Looking at your configuration, I suspect the issue might be related to network timeouts or user agent detection. Shopping websites often have sophisticated bot detection mechanisms that can cause content to fail loading even when the page structure appears complete. Your user agent argument is malformed - it should use --user-agent=
prefix rather than just adding the string directly. Try using chrome_options.add_argument('--user-agent=Mozilla/5.0 (Windows NT 10.0; Win64; x64) AppleWebKit/537.36 (KHTML, like Gecko) Chrome/120.0.0.0 Safari/537.36')
instead. Additionally, consider adding --disable-features=VizDisplayCompositor
and --disable-extensions
to reduce resource usage. I had similar problems with Lambda timeouts on heavy JavaScript sites and found that implementing a retry mechanism with exponential backoff helped. Sometimes the first attempt fails due to cold start performance issues, but subsequent attempts succeed. You might also want to add --no-first-run
and --disable-default-apps
to speed up browser initialization time within Lambda’s execution limits.
try adding --disable-background-timer-throttling
and --disable-renderer-backgrounding
to your options. lambda can throttle background processes which messes up js execution on ecommerce sites. also that xpath selector might be too specific - shopping sites often use dynamic class names that change
I encountered similar issues when scraping e-commerce sites with Lambda. The problem is usually JavaScript-heavy content that requires additional rendering time beyond document.readyState completion. Most shopping sites load product details asynchronously after the initial page structure loads. Instead of waiting for document.readyState, try waiting for specific network activity to finish. I found success using browser.execute_script('return jQuery.active == 0')

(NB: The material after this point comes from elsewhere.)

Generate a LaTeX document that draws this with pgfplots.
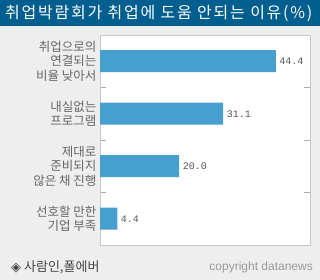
\documentclass[border=0pt]{standalone}
\usepackage{fontspec}
\setmainfont{Noto Sans CJK KR}
\newfontfamily\monofont{Liberation Mono}
\newfontfamily\symfont{DejaVu Sans}
\newfontfamily\latinfont{Liberation Sans}
\usepackage{pgfplots}
\pgfplotsset{compat=1.18}
\definecolor{bg}{HTML}{EEEEEE}
\definecolor{titlebar}{HTML}{005F8E}
\definecolor{barblue}{HTML}{479FCF}
\definecolor{boxgray}{HTML}{C8C8C8}
\definecolor{tickgray}{HTML}{AAAAAA}
\definecolor{labgray}{HTML}{666666}
\definecolor{valgray}{HTML}{555555}
\definecolor{footgray}{HTML}{444444}
\definecolor{copygray}{HTML}{999999}
\begin{document}
\begin{tikzpicture}
\fill[bg] (0pt,0pt) rectangle (320pt,280pt);
\fill[titlebar] (0pt,254pt) rectangle (320pt,280pt);
\node[anchor=west, text=white, font=\fontsize{16}{18}\selectfont\addfontfeatures{LetterSpace=11}, inner sep=0] at (5pt,267pt) {취업박람회가 취업에 도움 안되는 이유(\%)};
\begin{axis}[
  at={(100pt,35pt)}, anchor=south west, scale only axis,
  width=210pt, height=210pt,
  xbar, xmin=0, xmax=53, ymin=-0.5, ymax=3.5,
  bar width=22pt,
  axis background/.style={fill=white},
  axis line style={draw=boxgray},
  xtick=\empty,
  ytick={0,1,2,3},
  yticklabels={{선호할 만한\\기업 부족},{제대로\\준비되지\\않은 채 진행},{내실없는\\프로그램},{취업으로의\\연결되는\\비율 낮아서}},
  minor ytick={0.5,1.5,2.5},
  major tick length=0pt, minor tick length=6pt, tick align=inside,
  minor tick style={draw=tickgray},
  yticklabel style={align=right, font=\fontsize{12.5}{14.5}\selectfont, text=labgray},
  point meta=x,
  nodes near coords={\pgfmathprintnumber[fixed,fixed zerofill,precision=1,assume math mode=true]{\pgfplotspointmeta}},
  nodes near coords style={font=\monofont\fontsize{10}{12}\selectfont, text=valgray, anchor=west},
  clip=false]
\addplot[fill=barblue, draw=none] coordinates {(4.4,0) (20.0,1) (31.1,2) (44.4,3)};
\end{axis}
\node[anchor=west, text=footgray, font=\fontsize{13}{15}\selectfont, inner sep=0] at (11pt,13pt) {{\symfont ◈} 사람인,폴에버};
\node[anchor=east, text=copygray, font=\latinfont\fontsize{12}{14}\selectfont, inner sep=0] at (313pt,13pt) {copyright datanews};
\end{tikzpicture}
\end{document}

if the site uses jQuery, or implementing a custom wait condition that checks for the absence of loading spinners or placeholder content. Another issue I faced was Lambda’s memory constraints affecting Chrome’s ability to execute complex JavaScript. Consider increasing your Lambda memory allocation to at least 1GB, as this also increases CPU allocation which helps with rendering performance. Also, some sites detect headless browsers despite the automation flags you’ve set - try adding --disable-blink-features=AutomationControlled
to your options.